Tuesday, February 24, 2026

Yesterday's snow fell hard and fast till midafternoon and then suddenly began to melt. So, by evening, restaurants and a few storefronts were beginning to reopen, light traffic had picked up on the streets, and the city was returning to its accustomed hum. There's still a giant mess out there: corners and crossings thick with slush, cars buried in snow and plow crud. I expect the commute will be ugly today, what with transportation delays and sidewalk despair. I'm not sorry I'll be zoom-teaching from the apartment rather than traversing the snow piles, though my setup will certainly be awkward. There are not a lot of good choices: too many dark corners without outlets, too many odd little islands of wobbly internet. So the best solution seems to be propping myself up in bed with the laptop on my lap. Not exactly a professional look, but one must make do.

Monday, February 23, 2026

 NYC Blizzard Photo Gallery


5th Avenue in Brooklyn around 7:30 a.m. It's a major commercial thoroughfare but we were walking straight down the middle of the street. Hard to tell exact accumulation because of the wind, but definitely pushing 2 feet.



6th Avenue in Brooklyn, mostly residential. It's a great day to have no responsibility for shoveling out a car.



The back courtyard of the bar. First we shoveled this. Then we had to close the umbrella and shovel the whole thing again.



Steve's next-door neighbor, sculpting a polar bear.


This was 5th Avenue in Brooklyn at about 9 p.m. last night. Steve and I were walking back to the apartment after shoveling the sidewalk around the bar. At that point only a few inches had fallen and the wind, while brisk, was not gale-force.

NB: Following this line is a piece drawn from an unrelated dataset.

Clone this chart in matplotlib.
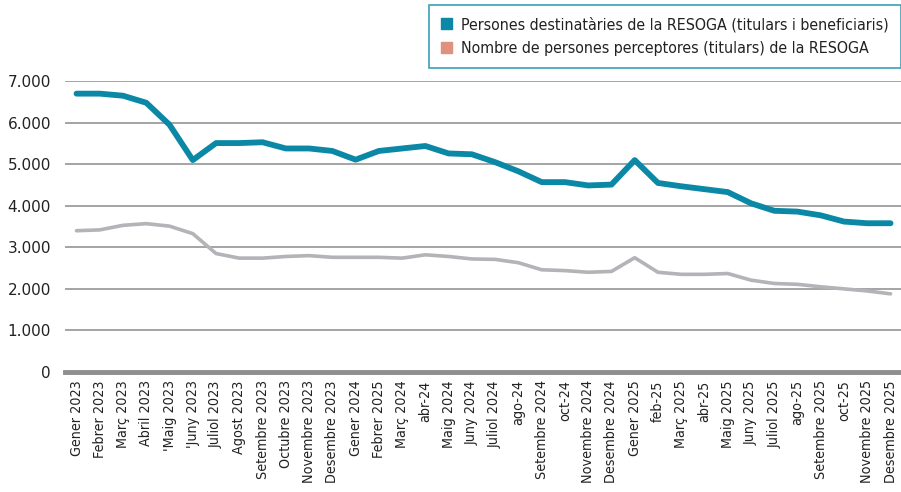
import matplotlib

matplotlib.use("Agg")
import matplotlib.pyplot as plt
from matplotlib import font_manager
from matplotlib.patches import Patch
from matplotlib.ticker import FuncFormatter

months = [
    "Gener 2023", "Febrer 2023", "Març 2023", "Abril 2023", "'Maig 2023", "'Juny 2023",
    "Juliol 2023", "Agost 2023", "Setembre 2023", "Octubre 2023", "Novembre 2023",
    "Desembre 2023", "Gener 2024", "Febrer 2025", "Març 2024", "abr-24", "Maig 2024",
    "Juny 2024", "Juliol 2024", "ago-24", "Setembre 2024", "oct-24", "Novembre 2024",
    "Desembre 2024", "Gener 2025", "feb-25", "Març 2025", "abr-25", "Maig 2025",
    "Juny 2025", "Juliol 2025", "ago-25", "Setembre 2025", "oct-25", "Novembre 2025",
    "Desembre 2025",
]
destinataries = [
    6700, 6700, 6650, 6480, 5950, 5100, 5510, 5510, 5530, 5380, 5380, 5320,
    5110, 5320, 5380, 5440, 5260, 5240, 5050, 4830, 4570, 4570, 4490, 4510,
    5100, 4550, 4470, 4400, 4330, 4060, 3880, 3860, 3770, 3620, 3580, 3580,
]
perceptores = [
    3400, 3420, 3530, 3570, 3510, 3330, 2850, 2740, 2740, 2780, 2800, 2760,
    2760, 2760, 2740, 2820, 2780, 2720, 2710, 2630, 2460, 2440, 2400, 2420,
    2750, 2400, 2350, 2350, 2370, 2210, 2130, 2110, 2050, 2000, 1950, 1880,
]
legend_labels = [
    "Persones destinatàries de la RESOGA (titulars i beneficiaris)",
    "Nombre de persones perceptores (titulars) de la RESOGA",
]

TEAL = "#0B88A6"
GREY = "#B3B3B8"
SALMON = "#E0907E"


def condensed(size):
    return font_manager.FontProperties(family="DejaVu Sans", stretch="condensed", size=size)


fig = plt.figure(figsize=(9.01, 4.92), dpi=100)
ax = fig.add_axes([0.072, 0.244, 0.928, 0.591])

x = list(range(len(months)))
ax.plot(x, perceptores, color=GREY, linewidth=2.6, solid_capstyle="round", zorder=3)
ax.plot(x, destinataries, color=TEAL, linewidth=4.2, solid_capstyle="round", zorder=4)

ax.set_ylim(0, 7000)
ax.set_xlim(-0.5, 35.45)
ax.set_yticks(range(0, 7001, 1000))
ax.yaxis.set_major_formatter(FuncFormatter(lambda v, p: f"{int(v):,}".replace(",", ".")))
ax.grid(axis="y", color="#8C8C8C", linewidth=1.1)
ax.set_axisbelow(True)

for side in ["top", "right", "left"]:
    ax.spines[side].set_visible(False)
ax.spines["bottom"].set_color("#8E8E8E")
ax.spines["bottom"].set_linewidth(3.5)

ax.set_xticks(x)
ax.set_xticklabels(months, rotation=90, color="#222222")
for lbl in ax.get_xticklabels():
    lbl.set_fontproperties(condensed(10.3))
ax.tick_params(axis="x", length=0, pad=6)
ax.tick_params(axis="y", length=0, labelsize=11, colors="#222222", pad=10)

handles = [Patch(color=TEAL), Patch(color=SALMON)]
leg = fig.legend(
    handles, legend_labels, loc="upper right", bbox_to_anchor=(1.0, 0.99),
    prop=condensed(11.4), frameon=True, fancybox=False,
    handlelength=0.7, handleheight=0.7, handletextpad=0.6,
    borderpad=0.75, labelspacing=0.55, borderaxespad=0,
)
leg.get_frame().set_edgecolor(TEAL)
leg.get_frame().set_linewidth(1.2)
for t in leg.get_texts():
    t.set_color("#222222")

fig.savefig("out.png", dpi=100)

This is the view from my bedroom window this morning. The wind is bizarrely loud. The gusts sound like a semi-trailer grinding up a steep gravel road. In a few minutes Steve and I will suit up again for shoveling, and I will update you on actual conditions. I think they're pretty bad, but I can't tell a thing about accumulation yet.



 

Sunday, February 22, 2026

New York City is now under a blizzard warning, and tomorrow's bus back to Portland has been canceled. Yesterday morning, as the weather situation became clear, I did make an early decision to buy a seat on the Wednesday bus, afraid that if I dithered too long I wouldn't be able to get out of town till even later in the week. So I'll be zoom-teaching from Brooklyn on Tuesday, and in the meantime I'll be hunkering down in Gowanus, making spaghetti and meatballs for Stephen and the kids and experiencing the amazement of New York City stopped dead in its tracks.

Yesterday's event for Baron went really well. The room was packed with so many poet friends and acquaintances. Baron's family was there too, and hearing his work in the air through so many different voices was sweet and also intense. Afterward P and I walked for a couple of miles along the Hudson River, basking in the strange mild air, watching dogs and joggers and babies and birds, watching the water ripple past. New York has been wry and beautiful in its gray February cloak.

We stopped in Chelsea to walk through the William Eggleston exhibit at a gallery, then headed back to Brooklyn to meet up with the family for pizza and ice cream. And now an unstructured day unrolls: any plans to be busy in Manhattan have dissolved because of the oncoming storm. Stephen and I will go out for groceries at some point, and then I will cook. And snow will fall and fall.